WORK REQUIRED
Retype, please, the listing from its opening line through the line that contains "1.52, 2.02, 2.51]", both included, without the pictures.

## START

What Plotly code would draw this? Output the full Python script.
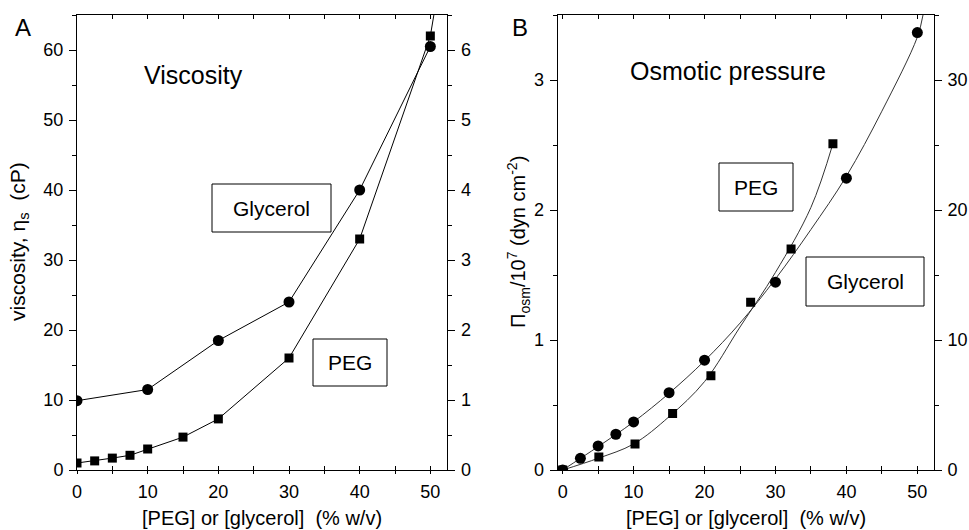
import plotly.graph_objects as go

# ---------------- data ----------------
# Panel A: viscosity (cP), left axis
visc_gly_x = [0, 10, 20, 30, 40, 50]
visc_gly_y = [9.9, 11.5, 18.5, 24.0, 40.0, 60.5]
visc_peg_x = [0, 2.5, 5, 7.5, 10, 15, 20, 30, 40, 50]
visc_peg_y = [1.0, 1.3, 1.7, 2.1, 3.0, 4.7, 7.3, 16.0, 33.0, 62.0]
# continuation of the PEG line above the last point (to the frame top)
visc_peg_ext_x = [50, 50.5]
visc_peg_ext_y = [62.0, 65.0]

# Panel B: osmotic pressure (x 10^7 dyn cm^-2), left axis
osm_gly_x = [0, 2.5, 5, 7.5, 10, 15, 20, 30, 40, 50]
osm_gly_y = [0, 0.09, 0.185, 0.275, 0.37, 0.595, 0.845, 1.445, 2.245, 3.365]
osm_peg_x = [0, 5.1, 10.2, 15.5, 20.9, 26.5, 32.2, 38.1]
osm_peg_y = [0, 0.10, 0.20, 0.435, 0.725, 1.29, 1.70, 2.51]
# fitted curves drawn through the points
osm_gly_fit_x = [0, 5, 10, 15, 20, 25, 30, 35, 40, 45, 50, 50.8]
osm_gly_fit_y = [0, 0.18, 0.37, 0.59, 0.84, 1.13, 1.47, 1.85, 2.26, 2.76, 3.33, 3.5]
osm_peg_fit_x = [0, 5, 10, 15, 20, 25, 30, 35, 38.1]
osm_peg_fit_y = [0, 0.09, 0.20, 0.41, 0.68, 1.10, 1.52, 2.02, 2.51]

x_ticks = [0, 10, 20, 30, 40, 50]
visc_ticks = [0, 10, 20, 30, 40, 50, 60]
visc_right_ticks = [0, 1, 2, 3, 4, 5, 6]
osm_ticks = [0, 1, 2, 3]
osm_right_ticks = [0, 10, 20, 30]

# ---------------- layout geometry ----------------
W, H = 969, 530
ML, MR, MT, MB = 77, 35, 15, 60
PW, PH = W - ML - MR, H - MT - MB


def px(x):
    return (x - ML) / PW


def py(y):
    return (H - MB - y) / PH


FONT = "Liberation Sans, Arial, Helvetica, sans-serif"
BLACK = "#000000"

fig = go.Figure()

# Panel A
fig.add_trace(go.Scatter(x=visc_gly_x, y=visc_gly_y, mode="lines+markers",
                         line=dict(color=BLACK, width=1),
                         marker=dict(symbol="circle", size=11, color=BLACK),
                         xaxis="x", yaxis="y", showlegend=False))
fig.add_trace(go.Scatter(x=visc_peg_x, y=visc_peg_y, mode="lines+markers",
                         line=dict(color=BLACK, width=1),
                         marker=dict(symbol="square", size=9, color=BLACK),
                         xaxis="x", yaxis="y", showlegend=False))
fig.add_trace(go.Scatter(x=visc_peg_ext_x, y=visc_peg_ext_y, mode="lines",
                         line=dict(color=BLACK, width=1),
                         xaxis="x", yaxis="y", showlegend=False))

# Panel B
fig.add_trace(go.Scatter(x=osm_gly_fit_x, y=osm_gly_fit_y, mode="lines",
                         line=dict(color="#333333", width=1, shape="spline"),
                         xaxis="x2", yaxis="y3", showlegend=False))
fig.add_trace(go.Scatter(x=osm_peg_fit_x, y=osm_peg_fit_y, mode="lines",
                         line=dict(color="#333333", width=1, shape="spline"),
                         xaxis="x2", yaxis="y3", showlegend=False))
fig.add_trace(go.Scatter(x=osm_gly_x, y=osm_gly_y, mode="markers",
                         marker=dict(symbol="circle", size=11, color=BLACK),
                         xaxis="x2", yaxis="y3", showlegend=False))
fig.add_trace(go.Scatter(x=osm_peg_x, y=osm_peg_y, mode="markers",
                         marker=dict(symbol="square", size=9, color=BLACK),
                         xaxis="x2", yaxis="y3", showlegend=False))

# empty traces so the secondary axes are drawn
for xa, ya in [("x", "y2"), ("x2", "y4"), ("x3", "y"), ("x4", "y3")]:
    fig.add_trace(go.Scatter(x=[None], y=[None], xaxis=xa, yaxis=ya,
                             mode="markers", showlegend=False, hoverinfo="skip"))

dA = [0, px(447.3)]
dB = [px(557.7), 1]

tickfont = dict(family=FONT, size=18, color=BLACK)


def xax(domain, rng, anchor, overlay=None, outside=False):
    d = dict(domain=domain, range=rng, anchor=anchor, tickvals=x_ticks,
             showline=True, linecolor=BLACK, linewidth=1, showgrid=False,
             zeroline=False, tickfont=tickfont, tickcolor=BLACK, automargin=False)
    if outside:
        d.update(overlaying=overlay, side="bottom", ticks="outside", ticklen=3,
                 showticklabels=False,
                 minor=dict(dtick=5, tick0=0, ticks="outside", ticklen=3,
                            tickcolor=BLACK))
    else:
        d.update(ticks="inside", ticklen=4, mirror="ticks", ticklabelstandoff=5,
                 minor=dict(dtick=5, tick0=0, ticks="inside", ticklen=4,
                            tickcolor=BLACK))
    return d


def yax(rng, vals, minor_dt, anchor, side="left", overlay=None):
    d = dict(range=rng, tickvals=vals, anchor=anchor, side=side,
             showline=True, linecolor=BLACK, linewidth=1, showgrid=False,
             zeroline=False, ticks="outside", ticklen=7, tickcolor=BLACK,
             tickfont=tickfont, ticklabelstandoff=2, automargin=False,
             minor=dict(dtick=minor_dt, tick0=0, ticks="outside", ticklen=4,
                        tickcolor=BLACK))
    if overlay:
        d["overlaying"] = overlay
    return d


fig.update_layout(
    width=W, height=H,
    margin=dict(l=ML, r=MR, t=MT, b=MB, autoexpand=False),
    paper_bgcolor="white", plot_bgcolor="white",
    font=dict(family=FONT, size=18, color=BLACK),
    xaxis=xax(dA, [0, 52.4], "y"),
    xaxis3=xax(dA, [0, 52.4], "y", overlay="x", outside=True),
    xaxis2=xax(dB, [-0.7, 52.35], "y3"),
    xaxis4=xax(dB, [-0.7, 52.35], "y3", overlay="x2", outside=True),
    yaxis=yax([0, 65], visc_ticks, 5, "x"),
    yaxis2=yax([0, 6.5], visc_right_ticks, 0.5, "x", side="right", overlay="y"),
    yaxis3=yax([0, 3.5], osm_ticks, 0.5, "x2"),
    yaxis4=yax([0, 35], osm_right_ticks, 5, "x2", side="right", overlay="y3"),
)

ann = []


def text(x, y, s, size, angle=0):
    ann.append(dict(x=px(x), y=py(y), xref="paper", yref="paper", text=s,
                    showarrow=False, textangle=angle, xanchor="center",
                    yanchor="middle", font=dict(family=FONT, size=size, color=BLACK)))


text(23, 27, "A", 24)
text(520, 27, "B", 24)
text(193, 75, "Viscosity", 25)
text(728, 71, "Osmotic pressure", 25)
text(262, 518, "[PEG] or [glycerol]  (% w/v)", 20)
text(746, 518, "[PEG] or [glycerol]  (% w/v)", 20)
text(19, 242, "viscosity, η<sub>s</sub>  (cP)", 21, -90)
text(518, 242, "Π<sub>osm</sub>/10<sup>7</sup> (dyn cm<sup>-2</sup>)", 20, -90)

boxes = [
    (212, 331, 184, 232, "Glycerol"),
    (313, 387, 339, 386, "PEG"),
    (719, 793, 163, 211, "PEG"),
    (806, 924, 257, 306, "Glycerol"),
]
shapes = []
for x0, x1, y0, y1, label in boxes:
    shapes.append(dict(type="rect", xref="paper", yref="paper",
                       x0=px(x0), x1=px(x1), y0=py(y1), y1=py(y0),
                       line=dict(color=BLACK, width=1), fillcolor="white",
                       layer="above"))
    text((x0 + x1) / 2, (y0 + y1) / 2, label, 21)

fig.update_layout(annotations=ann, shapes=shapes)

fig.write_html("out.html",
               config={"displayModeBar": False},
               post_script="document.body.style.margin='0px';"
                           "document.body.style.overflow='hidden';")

## END

OUTPUT BELOW
What Plotly code would draw this? Output the full Python script.
import plotly.graph_objects as go

# ---------------- data ----------------
# Panel A: viscosity (cP), left axis
visc_gly_x = [0, 10, 20, 30, 40, 50]
visc_gly_y = [9.9, 11.5, 18.5, 24.0, 40.0, 60.5]
visc_peg_x = [0, 2.5, 5, 7.5, 10, 15, 20, 30, 40, 50]
visc_peg_y = [1.0, 1.3, 1.7, 2.1, 3.0, 4.7, 7.3, 16.0, 33.0, 62.0]
# continuation of the PEG line above the last point (to the frame top)
visc_peg_ext_x = [50, 50.5]
visc_peg_ext_y = [62.0, 65.0]

# Panel B: osmotic pressure (x 10^7 dyn cm^-2), left axis
osm_gly_x = [0, 2.5, 5, 7.5, 10, 15, 20, 30, 40, 50]
osm_gly_y = [0, 0.09, 0.185, 0.275, 0.37, 0.595, 0.845, 1.445, 2.245, 3.365]
osm_peg_x = [0, 5.1, 10.2, 15.5, 20.9, 26.5, 32.2, 38.1]
osm_peg_y = [0, 0.10, 0.20, 0.435, 0.725, 1.29, 1.70, 2.51]
# fitted curves drawn through the points
osm_gly_fit_x = [0, 5, 10, 15, 20, 25, 30, 35, 40, 45, 50, 50.8]
osm_gly_fit_y = [0, 0.18, 0.37, 0.59, 0.84, 1.13, 1.47, 1.85, 2.26, 2.76, 3.33, 3.5]
osm_peg_fit_x = [0, 5, 10, 15, 20, 25, 30, 35, 38.1]
osm_peg_fit_y = [0, 0.09, 0.20, 0.41, 0.68, 1.10, 1.52, 2.02, 2.51]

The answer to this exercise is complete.